Kloostergang van voormalige Mariakerk
In het centrum van Utrecht vind je een binnentuin met een kloostergang. Ooit hoorde deze bij de voormalige Mariakerk, die tussen 1085-1180 werd gebouwd. Het is de laatste overgebleven Romaanse kloostergang in Nederland. In de binnentuin van de kloostergang komen bijzondere plantensoorten voor, zoals de Mariaplant en planten die genoemd worden in de Bijbel. De tuin in de stad wordt onderhouden door vrijwilligers uit de buurt en is dagelijks toegankelijk voor bezoekers.
Plaats
Utrecht
Bouwjaar
1085-1180
Bouwstijl
Romaans
Opdrachtgever
Keizer Hendrik IV en bisschop Koenraad
Vroegere functie
Kloostergang voormalige Mariakerk
Bijzonderheden
Laatst resterende Romaanse kloostergang in Nederland
In handen van Monumentenbezit
Sinds 2016
Rolstoeltoegankelijk
Nee, het aangrenzende plein wel
Bezoekersinformatie
Openbaar toegankelijk en dagelijks geopend. De kloostergang is te vinden achter het Utrechts Conservatorium.
Bezoekadres:
Mariahoek 14, 3511 LG Utrecht
In de middeleeuwen had Utrecht vijf kapittelkerken: de Sint Salvatorkerk, Sint Maartenskerk (Domkerk), Sint Pieterskerk, Sint Janskerk en de Mariakerk. Kapittelkerken waren kerken voor seculiere geestelijken (kanunniken). De kapittelkerken hadden ieder hun eigen rechtsgebied, de zogeheten immuniteit. Zij hoefden geen belasting aan de stad te betalen.

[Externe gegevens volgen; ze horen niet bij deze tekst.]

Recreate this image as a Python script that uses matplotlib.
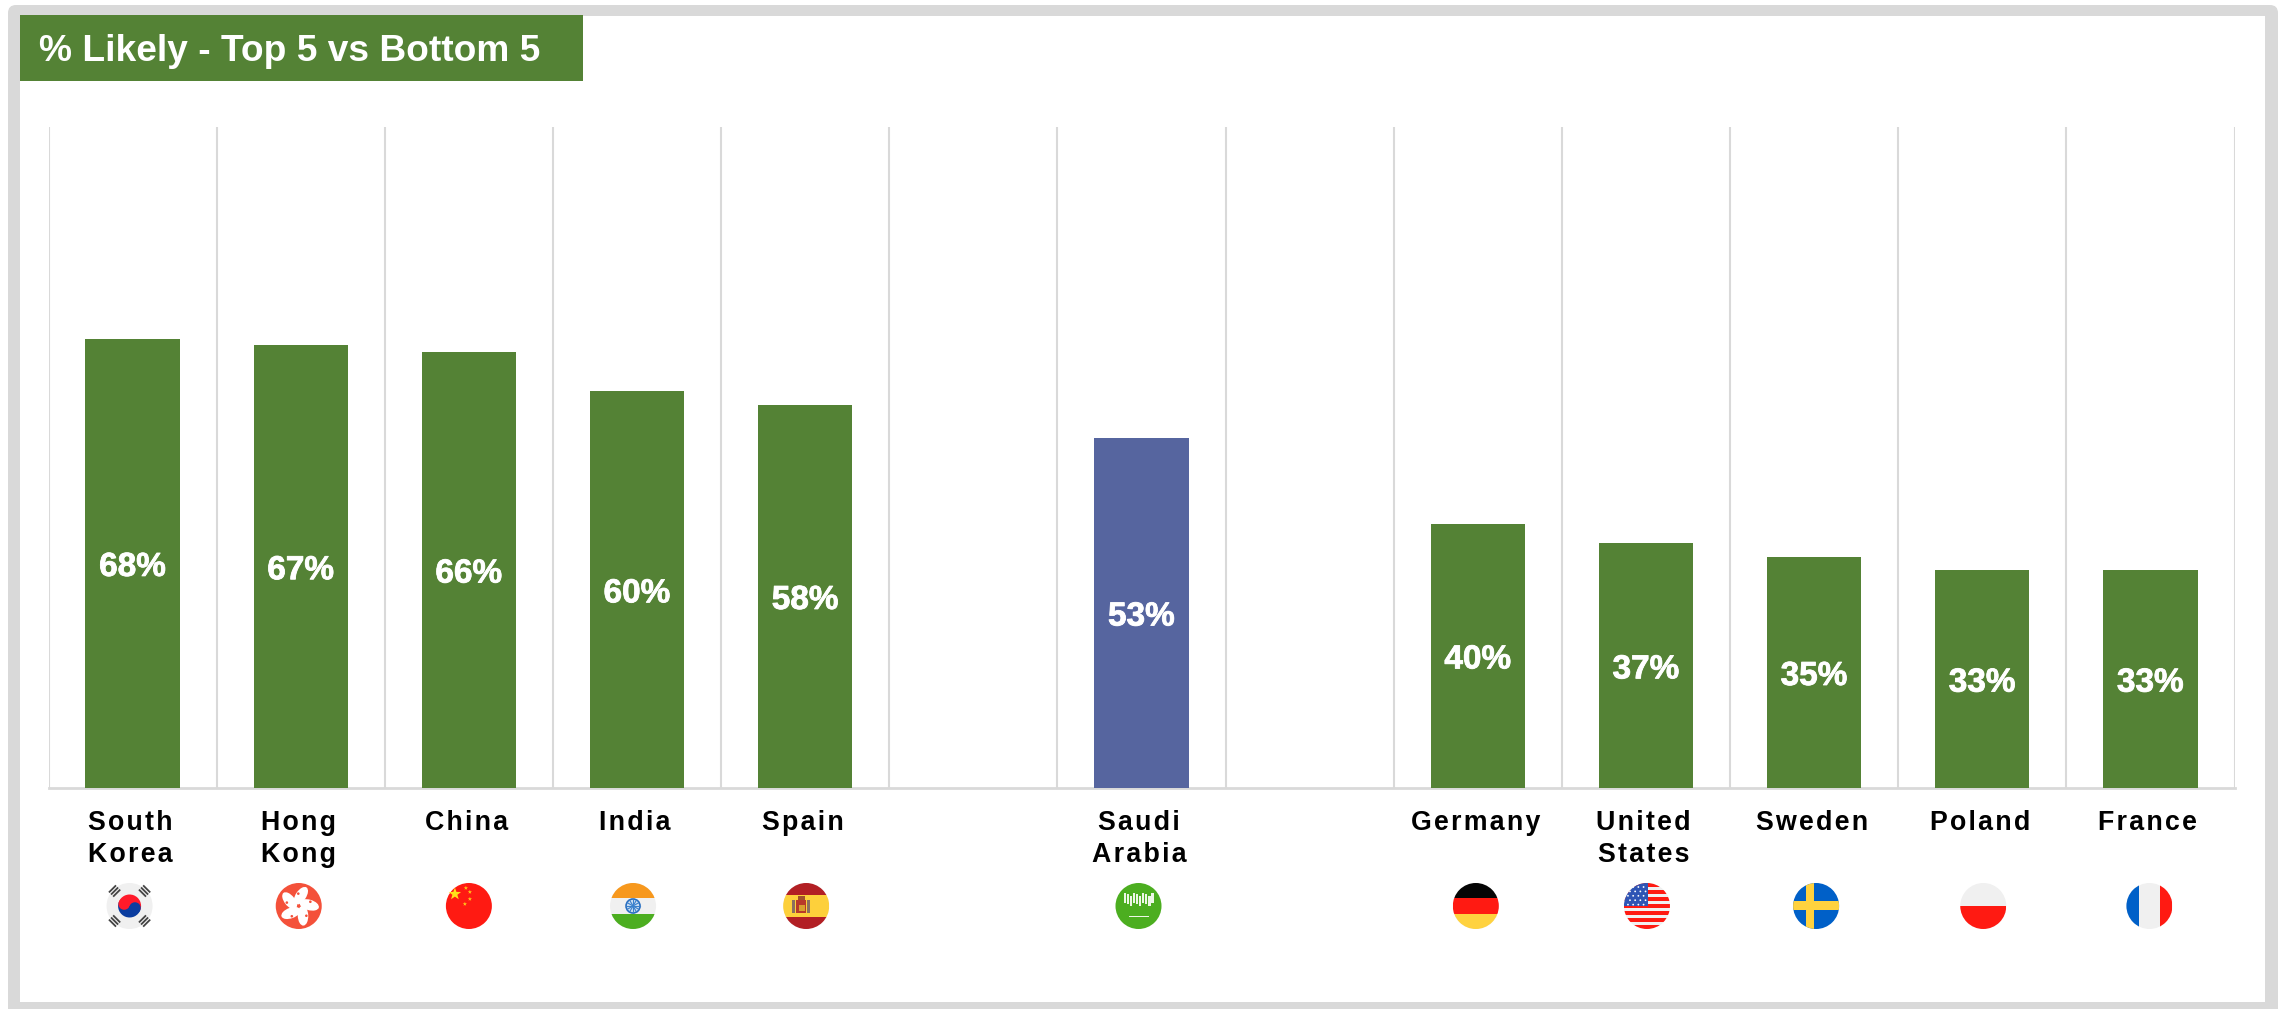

De Mariakerk werd tussen 1085 en 1180 in verschillende fases gebouwd. Met de bouw van de Mariakerk werd het Kerkenkruis rond de Dom voltooid. De kerk was gesticht door de Duitse keizer Hendrik IV en de Utrechtse bisschop Koenraad van Zwaben.
In 1576 werd tijdens het beleg van kasteel Vredenburg de noordelijke klokkentoren van de Mariakerk door Spaanse soldaten stukgeschoten. De andere toren werd in 1682 afgebroken. Na de Reformatie in de 16de eeuw raakte de kerk verder in verval. De kerk werd sindsdien onder meer gebruikt als Engelse kerk en als opslagplaats. De westpartij van de kerk werd in 1715 gesloopt.
De resterende delen van de kerk werden in 1811 Rijkseigendom. Tussen 1813 en 1816 werd een groot deel van de kerk afgebroken. De kloostergang bleef gespaard, omdat deze op grondgebied van de Oudkatholieke kerk stond. Midden 18de eeuw stond slechts het koor van de kerk nog overeind. Dit werd gebruikt als concertzaal oftewel ‘stads-muziekzaal’. In 1845 werd uiteindelijk ook het koor gesloopt om plaats te maken voor het Gebouw voor Kunsten en Wetenschappen.
Tegenwoordig is in dit gebouw het Utrechts Conservatorium gevestigd. De restanten van het koor zijn nog zichtbaar onder de glazen vloer van het Conservatorium.
Aan de zuidkant van de Mariakerk lag de pandhof. De pandhof was omringd door de middeleeuwse kloostergang. Vroeger was de pandhof bestemd voor liturgische doeleinden. Zo werden er bijvoorbeeld processies gehouden en werden er mensen begraven. De kloostergang verbond de kerk met de bijgebouwen.
Na de sloop van de kerk werd in de pandhof een sloppenwijkje gebouwd. Tussen 1895 en 1928 werden door het Rijk restauratiewerkzaamheden uitgevoerd aan de kloostergang.
De pandhof is de laatst bewaard gebleven Romaanse pandhof van Nederland en het laatst resterende deel van de kapittelkerk. De kloostergang en het pandhof liggen nog op het Romaanse stadsniveau, wat betekent dat ze anderhalve meter lager liggen dan het huidige stadsniveau. De muren waren oorspronkelijk van tufsteen, maar zijn in latere eeuwen vervangen voor muren van baksteen. De zuilen en kapitelen zijn van zandsteen.
Sinds 2016 is de kloostergang in Utrecht in handen van Monumentenbezit. Het is gelegen aan een openbaar plein, die overdag toegankelijk is.